What the task requires -> Write out the material again exactly, please, and omit the pictures.
· · · · ·
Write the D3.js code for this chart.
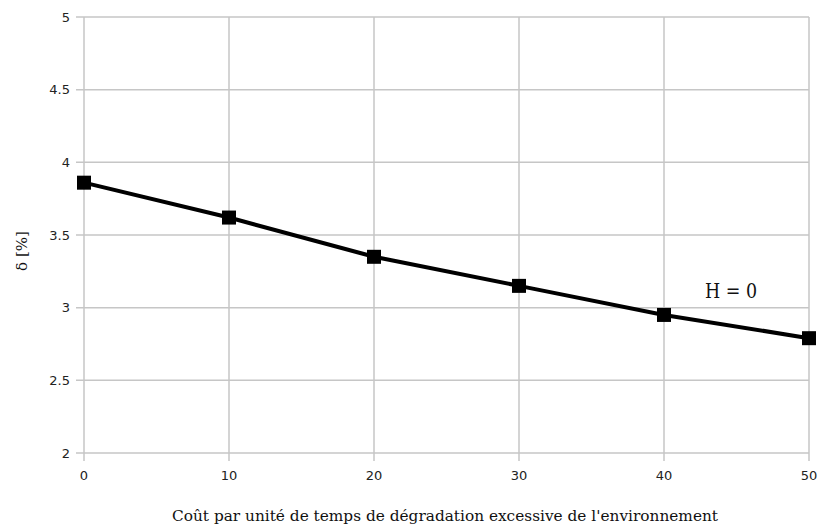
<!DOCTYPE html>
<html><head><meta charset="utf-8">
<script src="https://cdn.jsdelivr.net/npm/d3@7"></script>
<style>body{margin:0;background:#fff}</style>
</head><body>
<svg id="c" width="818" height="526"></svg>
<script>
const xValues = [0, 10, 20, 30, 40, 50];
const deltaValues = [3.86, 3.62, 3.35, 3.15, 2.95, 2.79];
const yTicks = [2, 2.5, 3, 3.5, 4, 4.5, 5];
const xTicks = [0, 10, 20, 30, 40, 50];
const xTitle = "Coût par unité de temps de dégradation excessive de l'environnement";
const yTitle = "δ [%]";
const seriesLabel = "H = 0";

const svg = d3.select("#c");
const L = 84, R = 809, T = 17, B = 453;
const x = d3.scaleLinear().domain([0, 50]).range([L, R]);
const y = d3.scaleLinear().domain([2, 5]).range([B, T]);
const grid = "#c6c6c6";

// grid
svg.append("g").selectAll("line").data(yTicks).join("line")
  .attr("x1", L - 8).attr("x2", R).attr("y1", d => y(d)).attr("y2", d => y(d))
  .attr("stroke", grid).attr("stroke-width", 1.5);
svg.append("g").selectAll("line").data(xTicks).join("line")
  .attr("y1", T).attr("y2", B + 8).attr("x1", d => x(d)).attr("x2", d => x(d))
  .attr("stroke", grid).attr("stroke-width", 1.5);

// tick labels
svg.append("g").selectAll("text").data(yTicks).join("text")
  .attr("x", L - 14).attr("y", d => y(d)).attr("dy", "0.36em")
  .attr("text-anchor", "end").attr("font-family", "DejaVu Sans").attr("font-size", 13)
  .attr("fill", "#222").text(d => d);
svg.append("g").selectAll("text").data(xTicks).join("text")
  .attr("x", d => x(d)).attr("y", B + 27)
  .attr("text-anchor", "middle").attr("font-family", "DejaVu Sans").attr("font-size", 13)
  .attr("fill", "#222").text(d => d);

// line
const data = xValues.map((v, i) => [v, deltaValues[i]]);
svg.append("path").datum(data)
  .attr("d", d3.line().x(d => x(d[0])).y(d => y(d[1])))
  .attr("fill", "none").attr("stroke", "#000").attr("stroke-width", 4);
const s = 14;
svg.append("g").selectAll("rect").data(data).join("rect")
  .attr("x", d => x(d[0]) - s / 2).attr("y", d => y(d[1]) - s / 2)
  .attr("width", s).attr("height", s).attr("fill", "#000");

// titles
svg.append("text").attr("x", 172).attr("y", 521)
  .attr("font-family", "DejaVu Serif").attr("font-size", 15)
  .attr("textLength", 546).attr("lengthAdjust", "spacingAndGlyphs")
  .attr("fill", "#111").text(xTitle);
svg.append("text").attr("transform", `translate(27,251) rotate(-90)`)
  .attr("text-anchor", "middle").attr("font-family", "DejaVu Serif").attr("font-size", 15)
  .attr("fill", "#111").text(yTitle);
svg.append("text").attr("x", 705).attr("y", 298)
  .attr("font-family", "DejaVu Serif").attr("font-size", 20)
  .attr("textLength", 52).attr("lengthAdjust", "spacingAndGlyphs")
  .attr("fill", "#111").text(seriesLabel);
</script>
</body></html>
· · · · ·
Result of the exercise ->
Write the D3.js code for this chart.
<!DOCTYPE html>
<html><head><meta charset="utf-8">
<script src="https://cdn.jsdelivr.net/npm/d3@7"></script>
<style>body{margin:0;background:#fff}</style>
</head><body>
<svg id="c" width="818" height="526"></svg>
<script>
const xValues = [0, 10, 20, 30, 40, 50];
const deltaValues = [3.86, 3.62, 3.35, 3.15, 2.95, 2.79];
const yTicks = [2, 2.5, 3, 3.5, 4, 4.5, 5];
const xTicks = [0, 10, 20, 30, 40, 50];
const xTitle = "Coût par unité de temps de dégradation excessive de l'environnement";
const yTitle = "δ [%]";
const seriesLabel = "H = 0";

const svg = d3.select("#c");
const L = 84, R = 809, T = 17, B = 453;
const x = d3.scaleLinear().domain([0, 50]).range([L, R]);
const y = d3.scaleLinear().domain([2, 5]).range([B, T]);
const grid = "#c6c6c6";

// grid
svg.append("g").selectAll("line").data(yTicks).join("line")
  .attr("x1", L - 8).attr("x2", R).attr("y1", d => y(d)).attr("y2", d => y(d))
  .attr("stroke", grid).attr("stroke-width", 1.5);
svg.append("g").selectAll("line").data(xTicks).join("line")
  .attr("y1", T).attr("y2", B + 8).attr("x1", d => x(d)).attr("x2", d => x(d))
  .attr("stroke", grid).attr("stroke-width", 1.5);

// tick labels
svg.append("g").selectAll("text").data(yTicks).join("text")
  .attr("x", L - 14).attr("y", d => y(d)).attr("dy", "0.36em")
  .attr("text-anchor", "end").attr("font-family", "DejaVu Sans").attr("font-size", 13)
  .attr("fill", "#222").text(d => d);
svg.append("g").selectAll("text").data(xTicks).join("text")
  .attr("x", d => x(d)).attr("y", B + 27)
  .attr("text-anchor", "middle").attr("font-family", "DejaVu Sans").attr("font-size", 13)
  .attr("fill", "#222").text(d => d);

// line
const data = xValues.map((v, i) => [v, deltaValues[i]]);
svg.append("path").datum(data)
  .attr("d", d3.line().x(d => x(d[0])).y(d => y(d[1])))
  .attr("fill", "none").attr("stroke", "#000").attr("stroke-width", 4);
const s = 14;
svg.append("g").selectAll("rect").data(data).join("rect")
  .attr("x", d => x(d[0]) - s / 2).attr("y", d => y(d[1]) - s / 2)
  .attr("width", s).attr("height", s).attr("fill", "#000");

// titles
svg.append("text").attr("x", 172).attr("y", 521)
  .attr("font-family", "DejaVu Serif").attr("font-size", 15)
  .attr("textLength", 546).attr("lengthAdjust", "spacingAndGlyphs")
  .attr("fill", "#111").text(xTitle);
svg.append("text").attr("transform", `translate(27,251) rotate(-90)`)
  .attr("text-anchor", "middle").attr("font-family", "DejaVu Serif").attr("font-size", 15)
  .attr("fill", "#111").text(yTitle);
svg.append("text").attr("x", 705).attr("y", 298)
  .attr("font-family", "DejaVu Serif").attr("font-size", 20)
  .attr("textLength", 52).attr("lengthAdjust", "spacingAndGlyphs")
  .attr("fill", "#111").text(seriesLabel);
</script>
</body></html>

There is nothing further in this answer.